HEA 1018 does away with local circuit court judges’ appointing authority. It gives the county board of commissioners two appointments instead of one, and provides that another elected county official, who does not sit on the board of commissioners or the county council, can be named as an appointing authority for the last seat. Since the law gives a local board of commissioners two appointments to its respective park board, the commissioners are bound by the same rule county councils and judges have historically beenÑthe two appointments may not be of the same political party.

The law also allows counties to continue with the same appointing procedures they’ve been using, if they don’t want to make the switch. In counties that do make the switch, the county council has until the end of 2019 to enact changes, after which the commissioners may make the choice.

Porter County may adopt the new appointing procedures, according to Porter County Council President Dan Whitten (D-At-large). He anticipates the Council will discuss the matter at its June 25 meeting.

Whitten said the Council didn’t have a dog in the fight for the passage of the legislation. “We weren’t really intimately involved in the process. This wasn’t born of something the Council requested. We still have two appointments.”

“It makes sense for the Commissioners to have two appointments,” Whitten added, saying he wasn’t against the legislation.

Whitten had no insight yet about who the Council might choose as the new appointing authority. “No one has come before us at any meetings and said, ‘Oh my gosh I want to have that fifth appointment.’”

Authority could go to any number of officials, including the County Auditor, Recorder, Sheriff, or another judge, but Whitten said he’d like to see it go to the office or official who has the most to do with the Parks Department.

Meanwhile, the Porter County Park Board has shrunk to four members, exactly the number of members needed for a quorum, since the Board of Commissioners has left its sole appointment vacant for over a year.

The Commissioners appointed Chris Richardson to succeed Tom Schnabel in February 2018. Richardson attended the February meeting and never came back.

After long-time Board member and Chesterton Tribune publisher David Canright, an appointee of Circuit Court Judge Mary Harper, stepped down in January, his replacement also soon resigned, bringing the Board down to four. Having a four-member board makes conducting business difficult because all members must be present, and agree, for the board to take any action.

President of the Porter County Board of Commissioners, Jeff Good (R-Center) told the Chesterton Tribune the Commissioners haven’t yet started thinking about who their new appointment might be because he hasn’t spoken to Commissioners Laura Blaney (D-South) and Jim Biggs (R-North) about the possibility of having two appointments yet. “We were just waiting for the legislation to go through,” he said.

As for the vacant seat, Good said he wasn’t aware that Richardson had resigned and that, as far as he knows, the Board never received Richardson’s resignation. Blaney did not return a request for comment.

Biggs similarly said he wasn’t aware Richardson resigned until just a few weeks ago, and he couldn’t recall getting a letter, email, or phone call regarding the resignation. “I know that he was having problems with making the meetings because of his work, but as far as actually knowing when he resigned, I can’t tell you a date,” Biggs said.

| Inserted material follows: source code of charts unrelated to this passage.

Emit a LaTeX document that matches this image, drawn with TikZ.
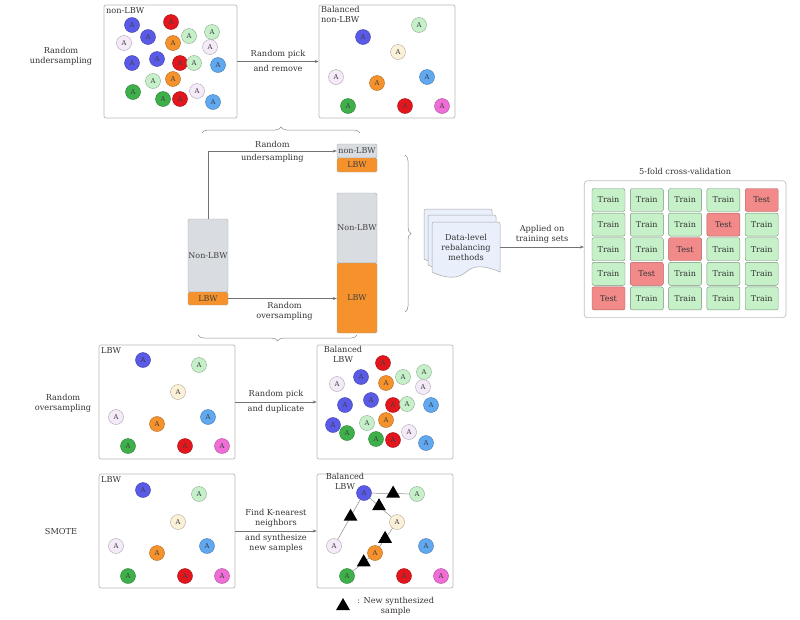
\documentclass[tikz,border=0pt]{standalone}
\usepackage{fontspec}
\setmainfont{DejaVu Serif}
\usetikzlibrary{positioning,arrows.meta,fit,backgrounds,calc,decorations.pathreplacing,shapes.geometric}

\definecolor{cB}{RGB}{90,90,232}
\definecolor{cR}{RGB}{226,22,28}
\definecolor{cG}{RGB}{198,240,202}
\definecolor{cL}{RGB}{245,234,248}
\definecolor{cO}{RGB}{246,146,44}
\definecolor{cS}{RGB}{96,168,240}
\definecolor{cN}{RGB}{62,176,74}
\definecolor{cC}{RGB}{251,240,216}
\definecolor{cP}{RGB}{240,108,214}
\definecolor{barGray}{RGB}{217,220,225}
\definecolor{trainFill}{RGB}{197,240,200}
\definecolor{testFill}{RGB}{242,138,138}
\definecolor{sheetFill}{RGB}{233,240,252}

\begin{document}
\begin{tikzpicture}[
  x=1pt,y=-1pt,
  >={Stealth[round]},
  ball/.style={circle,minimum size=15pt,inner sep=0pt,line width=0.4pt,
               font=\fontsize{6.8}{7}\selectfont,text=black!75},
  panel/.style={rectangle,rounded corners=2pt,draw=black!28,line width=0.7pt},
  plab/.style={font=\fontsize{8.2}{10.5}\selectfont,text=black!80,inner sep=1pt},
  lbl/.style={font=\fontsize{8.2}{10}\selectfont,text=black!80,align=center},
  arr/.style={-{Stealth[length=4pt,width=3pt]},black!55,line width=0.5pt},
  bar/.style={rectangle,rounded corners=1.5pt,draw=black!35,fill=barGray,minimum width=40pt,
              inner sep=0pt,font=\fontsize{8}{8}\selectfont,text=black!75},
  lbwbar/.style={bar,fill=cO},
  cell/.style={rectangle,rounded corners=2pt,minimum width=33pt,minimum height=23pt,
               inner sep=0pt,font=\fontsize{8}{8}\selectfont,text=black!80},
  traincell/.style={cell,fill=trainFill,draw=trainFill!60!black},
  testcell/.style={cell,fill=testFill,draw=testFill!70!black},
  brc/.style={decorate,decoration={brace,amplitude=6pt},black!45,line width=0.5pt},
  sheet/.style={draw=black!35,fill=sheetFill,line width=0.5pt},
  newpt/.style={regular polygon,regular polygon sides=3,fill=black,minimum size=16pt,inner sep=0pt},
  link/.style={black!45,line width=0.5pt}
]
\useasboundingbox (0,0) rectangle (800,619);

%% ================= random undersampling =================
\node[lbl] (rus) at (61,56) {Random\\undersampling};
\node[panel,minimum width=133pt,minimum height=113pt] (nonlbw) at (170.5,61.5) {};
\node[plab,anchor=north west] at (105,6) {non-LBW};
\foreach \x/\y/\c [count=\i] in {132/25/B,171/22/R,124/43/L,148/37/B,189/36/G,212/32/G,173/43/O,
    210/47/L,132/63/B,157/59/B,180/63/R,194/63/G,218/65/S,153/81/G,173/79/O,133/92/N,
    197/91/L,163/99/N,180/99/R,213/102/S}
  \node[ball,fill=c\c,draw=c\c!70!black] (u\i) at (\x,\y) {A};

\node[panel,minimum width=136pt,minimum height=113pt] (balnon) at (387,61.5) {};
\node[plab,anchor=north west,align=left] at (320,5) {Balanced\\non-LBW};
\foreach \x/\y/\c [count=\i] in {419/25/G,363/37/B,398/52/C,336/77/L,377/83/O,427/77/S,
    348/106/N,405/106/R,442/106/P}
  \node[ball,fill=c\c,draw=c\c!70!black] (bu\i) at (\x,\y) {A};
\draw[arr] (nonlbw) -- node[lbl,above]{Random pick} node[lbl,below]{and remove} (balnon);

%% ================= class bars =================
\node[bar,minimum height=73pt] (lnon) at (208,255.5) {Non-LBW};
\node[lbwbar,minimum height=13pt] (llbw) at (208,298.5) {LBW};
\node[bar,minimum height=14pt] (unon) at (357,151) {non-LBW};
\node[lbwbar,minimum height=14pt] (ulbw) at (357,165) {LBW};
\node[bar,minimum height=70pt] (onon) at (357,228) {Non-LBW};
\node[lbwbar,minimum height=70pt] (olbw) at (357,298) {LBW};
\draw[arr] (lnon.north) |- node[lbl,above,pos=0.75]{Random}
  node[lbl,below,pos=0.75]{undersampling} (unon.west);
\draw[arr] (llbw.east) -- node[lbl,below,xshift=2pt]{Random\\oversampling} (llbw.east -| olbw.west);

\draw[brc] (202,133) -- (360,133);
\draw[brc] (357,335) -- (198,335);
\draw[brc] (405,155) -- (405,312);

%% ================= methods -> cross-validation =================
\foreach \dx/\dy in {424/209,428/215,432/222}
  \draw[sheet,shift={(\dx,\dy)}] (0,50) [rounded corners=2pt] -- (0,0) -- (68,0) [sharp corners]
    -- (68,50) .. controls (52,43) and (42,43) .. (34,50) .. controls (26,57) and (14,57) .. (0,50) -- cycle;
\node[lbl,minimum width=68pt,minimum height=50pt] (docs) at (466,247) {Data-level\\rebalancing\\methods};

\foreach \r in {1,...,5}
  \foreach \c in {1,...,5} {
    \pgfmathtruncatemacro\tst{6-\r}
    \ifnum\c=\tst
      \node[testcell] (c\r\c) at ({570.2+38.3*\c},{175.4+24.6*\r}) {Test};
    \else
      \node[traincell] (c\r\c) at ({570.2+38.3*\c},{175.4+24.6*\r}) {Train};
    \fi
  }
\node[panel,draw=black!25,rounded corners=3pt,fit=(c11)(c55),inner sep=7.5pt] (cv) {};
\node[lbl,above=2pt of cv] (cvt) {5-fold cross-validation};
\draw[arr] (docs.east) -- node[lbl,above]{Applied on\\training sets} (docs.east -| cv.west);

%% ================= random oversampling =================
\node[lbl] (ros) at (63,403) {Random\\oversampling};
\node[panel,minimum width=136pt,minimum height=114pt] (lbw) at (167,402) {};
\node[plab,anchor=north west] at (100,346) {LBW};
\foreach \x/\y/\c [count=\i] in {143/360/B,199/365/G,178/392/C,116/417/L,157/424/O,208/417/S,
    128/446/N,185/446/R,222/446/P}
  \node[ball,fill=c\c,draw=c\c!70!black] (l\i) at (\x,\y) {A};

\node[panel,minimum width=136pt,minimum height=114pt] (ballbw) at (385,402) {};
\node[plab,anchor=north,align=center] at (343,345) {Balanced\\LBW};
\foreach \x/\y/\c [count=\i] in {383/363/R,424/372/G,361/377/B,403/377/G,337/384/L,386/383/O,
    423/387/L,345/405/B,371/400/B,393/405/R,407/404/G,431/405/S,333/425/B,367/423/G,
    386/420/O,347/433/N,409/432/L,376/439/N,393/440/R,426/443/S}
  \node[ball,fill=c\c,draw=c\c!70!black] (bo\i) at (\x,\y) {A};
\draw[arr] (lbw) -- node[lbl,above]{Random pick} node[lbl,below]{and duplicate} (ballbw);

%% ================= SMOTE =================
\node[lbl] (smote) at (61,532) {SMOTE};
\node[panel,minimum width=136pt,minimum height=114pt] (smlbw) at (167,531) {};
\node[plab,anchor=north west] at (100,475) {LBW};
\foreach \x/\y/\c [count=\i] in {143/490/B,199/494/G,178/522/C,116/546/L,157/553/O,207/546/S,
    128/576/N,185/576/R,222/576/P}
  \node[ball,fill=c\c,draw=c\c!70!black] (s\i) at (\x,\y) {A};

\node[panel,minimum width=136pt,minimum height=114pt] (smbal) at (385,531) {};
\node[plab,anchor=north,align=center] at (345,472) {Balanced\\LBW};
\foreach \x/\y/\c [count=\i] in {364/493/B,417/494/G,397/522/C,334/546/L,375/553/O,426/546/S,
    347/576/N,404/576/R,441/576/P}
  \node[ball,fill=c\c,draw=c\c!70!black] (bs\i) at (\x,\y) {A};
\foreach \a/\b/\p in {1/2/0.57,1/3/0.43,1/4/0.43,3/5/0.57,5/7/0.33}
  \draw[link] (bs\a) -- node[newpt,pos=\p]{} (bs\b);
\draw[arr] (smlbw) -- node[lbl,above]{Find K-nearest\\neighbors}
  node[lbl,below]{and synthesize\\new samples} (smbal);

\node[newpt] (legtri) at (343,606) {};
\node[lbl,right=6pt of legtri] (legtxt) {: New synthesized\\sample};

\end{tikzpicture}
\end{document}
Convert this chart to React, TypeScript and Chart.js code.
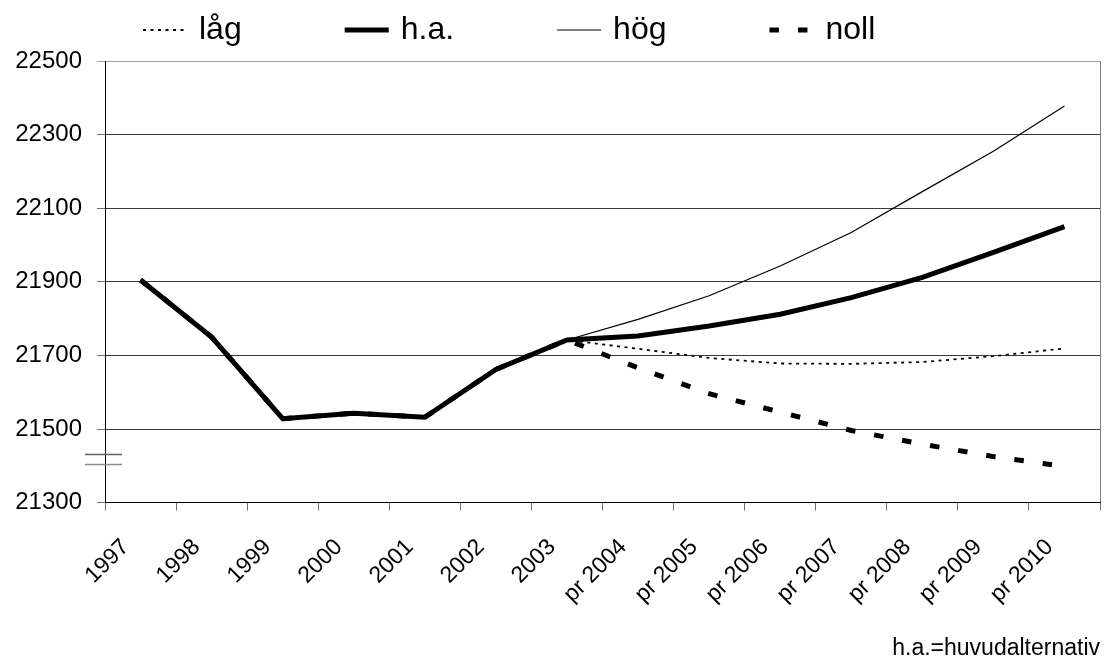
import { useEffect, useRef } from 'react';
import Chart from 'chart.js/auto';

const categories = ['1997', '1998', '1999', '2000', '2001', '2002', '2003', 'pr 2004', 'pr 2005', 'pr 2006', 'pr 2007', 'pr 2008', 'pr 2009', 'pr 2010'];
const lagValues = [21905, 21750, 21528, 21543, 21532, 21662, 21742, 21718, 21693, 21678, 21677, 21682, 21698, 21719];
const haValues = [21905, 21750, 21528, 21543, 21532, 21662, 21742, 21753, 21780, 21812, 21857, 21912, 21980, 22050];
const hogValues = [21905, 21750, 21528, 21543, 21532, 21662, 21742, 21798, 21862, 21943, 22034, 22145, 22255, 22378];
const nollValues = [21905, 21750, 21528, 21543, 21532, 21662, 21742, 21666, 21596, 21546, 21496, 21459, 21425, 21398];
const yMin = 21300;
const yMax = 22500;
const yStep = 200;
const breakValues = [21433, 21406];
const footnote = 'h.a.=huvudalternativ';

const FONT = '"Liberation Sans", Arial, sans-serif';

const legendPlugin = {
  id: 'customLegend',
  afterDraw(chart: any) {
    const ctx = chart.ctx;
    ctx.save();
    ctx.font = `32px ${FONT}`;
    ctx.textBaseline = 'middle';
    ctx.textAlign = 'left';
    let x = 143;
    const y = 30;
    chart.data.datasets.forEach((ds: any) => {
      ctx.beginPath();
      ctx.setLineDash(ds.borderDash || []);
      ctx.lineDashOffset = 0;
      ctx.lineWidth = ds.borderWidth;
      ctx.strokeStyle = ds.borderColor;
      ctx.moveTo(x, y);
      ctx.lineTo(x + 44, y);
      ctx.stroke();
      ctx.setLineDash([]);
      ctx.fillStyle = '#000';
      ctx.fillText(ds.label, x + 56, y);
      x += 56 + ctx.measureText(ds.label).width + 103;
    });
    ctx.restore();
  },
};

const breakPlugin = {
  id: 'axisBreak',
  afterDraw(chart: any) {
    const ctx = chart.ctx;
    const yScale = chart.scales.y;
    const left = chart.chartArea.left;
    ctx.save();
    ctx.lineWidth = 1.5;
    const colors = ['#606060', '#8c8c8c'];
    breakValues.forEach((v, i) => {
      const py = Math.round(yScale.getPixelForValue(v)) + 0.5;
      ctx.strokeStyle = colors[i];
      ctx.beginPath();
      ctx.moveTo(left - 20, py);
      ctx.lineTo(left + 17, py);
      ctx.stroke();
    });
    ctx.restore();
  },
};

export default function App() {
  const ref = useRef<HTMLCanvasElement | null>(null);
  useEffect(() => {
    if (!ref.current) return;
    const chart = new Chart(ref.current, {
      type: 'line',
      data: {
        labels: categories,
        datasets: [
          { label: 'låg', data: lagValues, borderColor: '#000', borderWidth: 1.8, borderDash: [3, 4.5], pointRadius: 0, tension: 0, order: 2, fill: false },
          { label: 'h.a.', data: haValues, borderColor: '#000', borderWidth: 5, pointRadius: 0, tension: 0, order: 0, fill: false },
          { label: 'hög', data: hogValues, borderColor: '#000', borderWidth: 1.2, pointRadius: 0, tension: 0, order: 3, fill: false },
          { label: 'noll', data: nollValues, borderColor: '#000', borderWidth: 5, borderDash: [9.5, 19], pointRadius: 0, tension: 0, order: 1, fill: false },
        ],
      },
      options: {
        animation: false,
        responsive: true,
        maintainAspectRatio: false,
        devicePixelRatio: 1,
        layout: { padding: { top: 61, right: 8, left: 0, bottom: 0 } },
        plugins: {
          legend: { display: false },
          tooltip: { enabled: false },
          title: {
            display: true,
            text: footnote,
            position: 'bottom',
            align: 'end',
            color: '#000',
            font: { family: FONT, size: 23, lineHeight: 0.8, weight: 'normal' },
            padding: { top: 0, bottom: 0 },
          },
        },
        scales: {
          x: {
            offset: true,
            afterFit: (s: any) => { s.height = 137; },
            grid: {
              offset: true,
              drawOnChartArea: true,
              drawTicks: true,
              tickLength: 8,
              tickColor: '#707070',
              color: (c: any) => (c.type === 'scale' ? '#808080' : 'rgba(0,0,0,0)'),
            },
            border: { display: true, color: '#000', width: 1 },
            ticks: {
              autoSkip: false,
              minRotation: 45,
              maxRotation: 45,
              padding: 23,
              labelOffset: -15,
              color: '#000',
              font: { family: FONT, size: 23 },
            },
          },
          y: {
            min: yMin,
            max: yMax,
            afterFit: (s: any) => { s.width = 105; },
            grid: {
              drawTicks: true,
              tickLength: 8,
              color: (c: any) => (c.tick && c.tick.value === yMax ? '#a0a0a0' : '#3a3a3a'),
              tickColor: (c: any) => (c.tick && c.tick.value === yMax ? '#a0a0a0' : '#707070'),
            },
            border: { display: true, color: '#000', width: 1 },
            ticks: {
              stepSize: yStep,
              padding: 15,
              color: '#000',
              font: { family: FONT, size: 24 },
              callback: (v: any) => String(v),
            },
          },
        },
      },
      plugins: [legendPlugin, breakPlugin],
    });
    return () => chart.destroy();
  }, []);
  return (
    <div style={{ position: 'fixed', left: 0, top: 0, width: 1108, height: 658, background: '#fff' }}>
      <canvas ref={ref} />
    </div>
  );
}
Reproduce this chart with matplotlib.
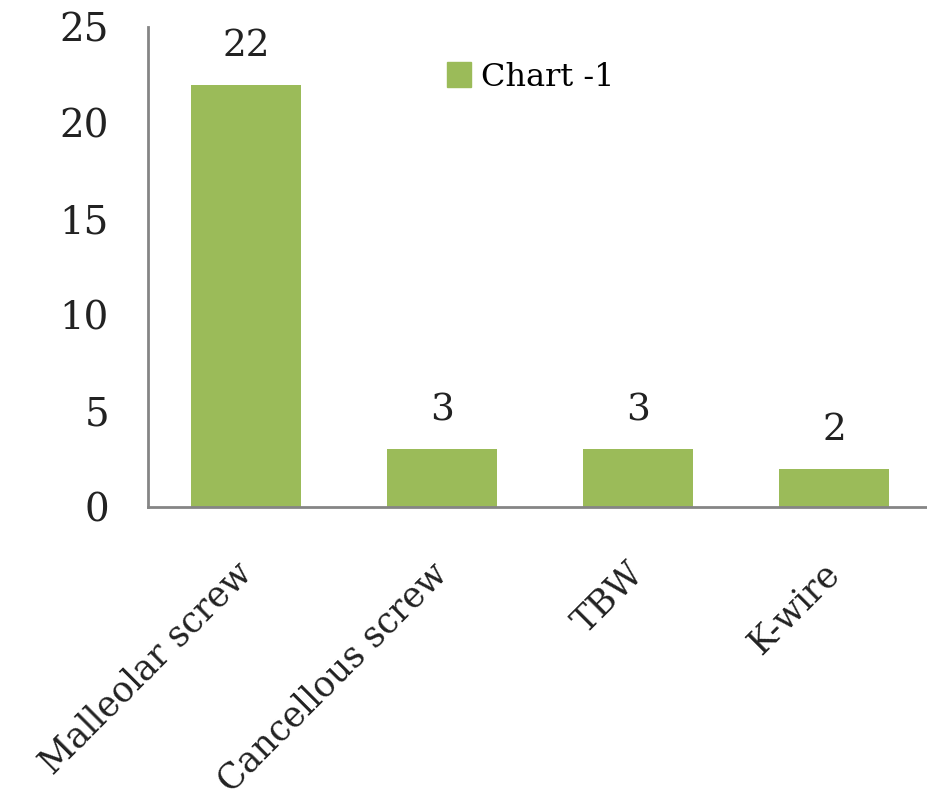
import matplotlib
matplotlib.use("Agg")
import matplotlib.pyplot as plt
from matplotlib.patches import Patch

categories = ["Malleolar screw", "Cancellous screw", "TBW", "K-wire"]
values = [22, 3, 3, 2]
series_name = "Chart -1"
yticks = [0, 5, 10, 15, 20, 25]

FONT = "DejaVu Serif"
GREEN = "#9BBB59"

fig = plt.figure(figsize=(9.27, 8.07), dpi=100)
W, H = 927, 807
left, right = 148, 932
bottom, top = 507, 27
ax = fig.add_axes([left / W, (H - bottom) / H, (right - left) / W, (bottom - top) / H])

x = list(range(len(categories)))
bars = ax.bar(x, values, width=0.56, color=GREEN, label=series_name)
ax.bar_label(bars, labels=[str(v) for v in values], padding=15,
             fontsize=27, family=FONT, color="#222222")

ax.set_xlim(-0.5, len(categories) - 0.5)
ax.set_ylim(0, 25)
ax.set_yticks(yticks)
ax.set_yticklabels([str(t) for t in yticks], fontsize=28, family=FONT, color="#222222")
ax.tick_params(axis="y", length=0, pad=28)
ax.tick_params(axis="x", length=0, pad=44)
ax.set_xticks(x)
ax.set_xticklabels(categories, rotation=45, ha="right", va="center",
                   rotation_mode="anchor", fontsize=25, family=FONT, color="#222222")

for s in ["top", "right"]:
    ax.spines[s].set_visible(False)
for s in ["left", "bottom"]:
    ax.spines[s].set_color("#858585")
    ax.spines[s].set_linewidth(2)
ax.spines["left"].set_bounds(0, 25)

leg = ax.legend(handles=[Patch(color=GREEN, label=series_name)],
                loc="center left", bbox_to_anchor=((447 - left) / (right - left), (507 - 77) / 480),
                frameon=False, prop={"family": FONT, "size": 23},
                handlelength=0.75, handleheight=0.8, handletextpad=0.3,
                borderpad=0, borderaxespad=0)

fig.savefig("out.png", dpi=100)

“Finding someone to sit on these boards isn’t easy,” Biggs added.

Good said the Commissioners would have gone through their usual process of taking applications and evaluating candidates to fill the position if they had known. “We usually do our appointments at the beginning of the year, so that’s when it’s at the top of our minds,” Good said.

Parks Superintendent Walter Lenckos, for his part, said Richardson last communicated with him in August 2018. Lenckos said Richardson told him via text message that he had contacted the Commissioners, and Park Board President Craig Kenworthy, earlier in 2018 to tell them he was resigning.

Richardson could not be reached for comment.